Russia’s Vladmir Putin granted power to use army in Ukraine

MOSCOW - Vladimir Putin, the Russian president, has been granted the authority to use the country’s armed forces in Ukraine as pro-Russian unidentified gunmen continue to control the state buildings in the southeastern Ukrainian region of Crimea.

MOSCOW - Vladimir Putin, the Russian president, has been granted the authority to use the country’s armed forces in Ukraine as pro-Russian unidentified gunmen continue to control the state buildings in the southeastern Ukrainian region of Crimea.

The Federation Council, the upper house of the Russian parliament, voted overwhelmingly to back a proposal to use “the armed forces of the Russian Federation on the territory of Ukraine until the normalisation of the socio-political situation in that country,” the Federation Council said yesterday.

Earlier in the day, Putin requested the power in question from the Federation Council “in connection with the extraordinary situation in Ukraine and the threat to the lives of Russian citizens,” according to a Kremlin statement.

Crimea has a majority of ethnic Russians and the region’s administration is defying the new Kiev government that ousted Moscow-backed Ukrainian President Viktor Yanukovich.

The Kemlin said that Putin has not yet taken a decision on sending troops to Ukraine.

“It is the president who takes the decision. For the moment, this decision has not been taken,” Kremlin spokesman Dmitry Peskov told Russia’s RIA Novosti news agency.

Meanwhile, Ukraine’s boxer turned renowned politician Vitali Klitschko urged parliament to mobilise the army.

“Parliament must ask the army’s commander-in-chief to declare national mobilisation after the start of Russian aggression against Ukraine,” Klitschko said in a statement. He also asked for the United Nations Security Council to gather urgently for talks on the crisis.

Appeal to Putin

The developments come after Sergiy Aksyonov, the pro-Russian prime minister of the Crimea region, appealed to Putin for help to ensure peace in the semi-autonomous region where unidentified gunmen believed to be Russian are guarding the state buildings, including the local parliament.

Al Jazeera’s Tim Friend, reporting from Kiev, has said that the country’s acting president called together the security council, which includes his senior aides, to discuss the tactics to be followed next.

“This (the approval of Putin’s request) is formalisation of what they regard as already happening — the Russian annexation of Crimea. They want the UN to be involved and calm the situation in the region,” he said.

According to Friend, the tense atmosphere in Crimea is spreading to other parts of the country such as the eastern Ukrainian city of Donetsk, where EU and Russia supporters have clashed.

“This is a very worrying situation,” he said.

Oleksandr Turchynov, Ukraine’s interim president, issued a statement on Saturday declaring that his administration did recognise the authority of Crimea administration.

Russia, denying accusations of staging an aggression against its neighbour country, says any military movement in Crimea is part of the agreement in question that was previously made.

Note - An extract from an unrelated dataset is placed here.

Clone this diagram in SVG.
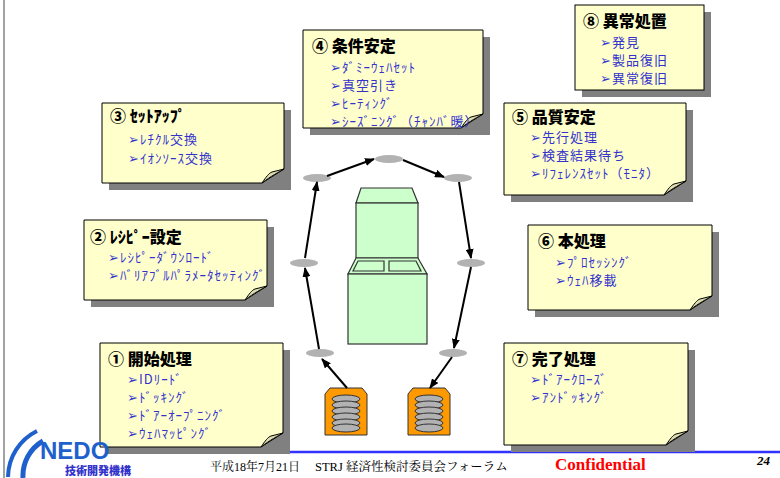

Moscow is also refusing to hold talks with Kiev under the auspices of that agreement, which guarantees Ukraine’s territorial integrity, Interfax news agency quoted Ukrainian Foreign Minister Andrij Deshchitsya as saying on Saturday.

Kiev had asked for consultations with Moscow after declaring that the Ukrainian government would not be drawn into a military conflict by Russian “provocations”.

Warning from Obama

On Friday, the US President Barack Obama warned Putin that Moscow would pay “costs” if it is to stage a military intervention. Obama said he was “deeply concerned by reports of military movements taken by the Russian Federation inside of Ukraine”.

Ukraine’s new government, which came to power after the ousting of Viktor Yanukovich, has called for fresh presidential elections on May 25, a move opposed by the administration in Crimea.